** START **

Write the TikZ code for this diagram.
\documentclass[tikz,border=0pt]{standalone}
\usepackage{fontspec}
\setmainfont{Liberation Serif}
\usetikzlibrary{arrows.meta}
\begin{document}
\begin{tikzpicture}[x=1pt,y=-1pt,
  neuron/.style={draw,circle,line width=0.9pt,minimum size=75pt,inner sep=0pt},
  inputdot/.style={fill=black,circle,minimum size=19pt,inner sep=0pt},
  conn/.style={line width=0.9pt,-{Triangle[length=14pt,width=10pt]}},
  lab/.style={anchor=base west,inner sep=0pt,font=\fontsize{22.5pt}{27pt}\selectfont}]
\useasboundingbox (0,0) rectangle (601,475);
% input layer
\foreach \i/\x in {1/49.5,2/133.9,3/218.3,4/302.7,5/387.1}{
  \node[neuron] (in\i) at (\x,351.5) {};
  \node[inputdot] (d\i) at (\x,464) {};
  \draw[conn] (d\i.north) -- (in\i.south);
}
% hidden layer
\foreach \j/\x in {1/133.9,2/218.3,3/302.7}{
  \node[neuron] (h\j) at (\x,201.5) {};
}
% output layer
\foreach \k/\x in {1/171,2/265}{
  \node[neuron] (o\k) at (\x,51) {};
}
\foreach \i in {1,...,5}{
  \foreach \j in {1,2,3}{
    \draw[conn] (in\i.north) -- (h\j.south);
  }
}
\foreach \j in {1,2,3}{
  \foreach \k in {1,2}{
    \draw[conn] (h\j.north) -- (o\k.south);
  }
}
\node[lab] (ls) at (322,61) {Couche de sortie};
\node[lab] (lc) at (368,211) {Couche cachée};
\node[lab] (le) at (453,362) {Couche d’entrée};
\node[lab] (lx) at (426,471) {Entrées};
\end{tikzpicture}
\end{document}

** END **

Reproduce the material above exactly; please quote every line of it.

Write the TikZ code for this diagram.
\documentclass[tikz,border=0pt]{standalone}
\usepackage{fontspec}
\setmainfont{Liberation Serif}
\usetikzlibrary{arrows.meta}
\begin{document}
\begin{tikzpicture}[x=1pt,y=-1pt,
  neuron/.style={draw,circle,line width=0.9pt,minimum size=75pt,inner sep=0pt},
  inputdot/.style={fill=black,circle,minimum size=19pt,inner sep=0pt},
  conn/.style={line width=0.9pt,-{Triangle[length=14pt,width=10pt]}},
  lab/.style={anchor=base west,inner sep=0pt,font=\fontsize{22.5pt}{27pt}\selectfont}]
\useasboundingbox (0,0) rectangle (601,475);
% input layer
\foreach \i/\x in {1/49.5,2/133.9,3/218.3,4/302.7,5/387.1}{
  \node[neuron] (in\i) at (\x,351.5) {};
  \node[inputdot] (d\i) at (\x,464) {};
  \draw[conn] (d\i.north) -- (in\i.south);
}
% hidden layer
\foreach \j/\x in {1/133.9,2/218.3,3/302.7}{
  \node[neuron] (h\j) at (\x,201.5) {};
}
% output layer
\foreach \k/\x in {1/171,2/265}{
  \node[neuron] (o\k) at (\x,51) {};
}
\foreach \i in {1,...,5}{
  \foreach \j in {1,2,3}{
    \draw[conn] (in\i.north) -- (h\j.south);
  }
}
\foreach \j in {1,2,3}{
  \foreach \k in {1,2}{
    \draw[conn] (h\j.north) -- (o\k.south);
  }
}
\node[lab] (ls) at (322,61) {Couche de sortie};
\node[lab] (lc) at (368,211) {Couche cachée};
\node[lab] (le) at (453,362) {Couche d’entrée};
\node[lab] (lx) at (426,471) {Entrées};
\end{tikzpicture}
\end{document}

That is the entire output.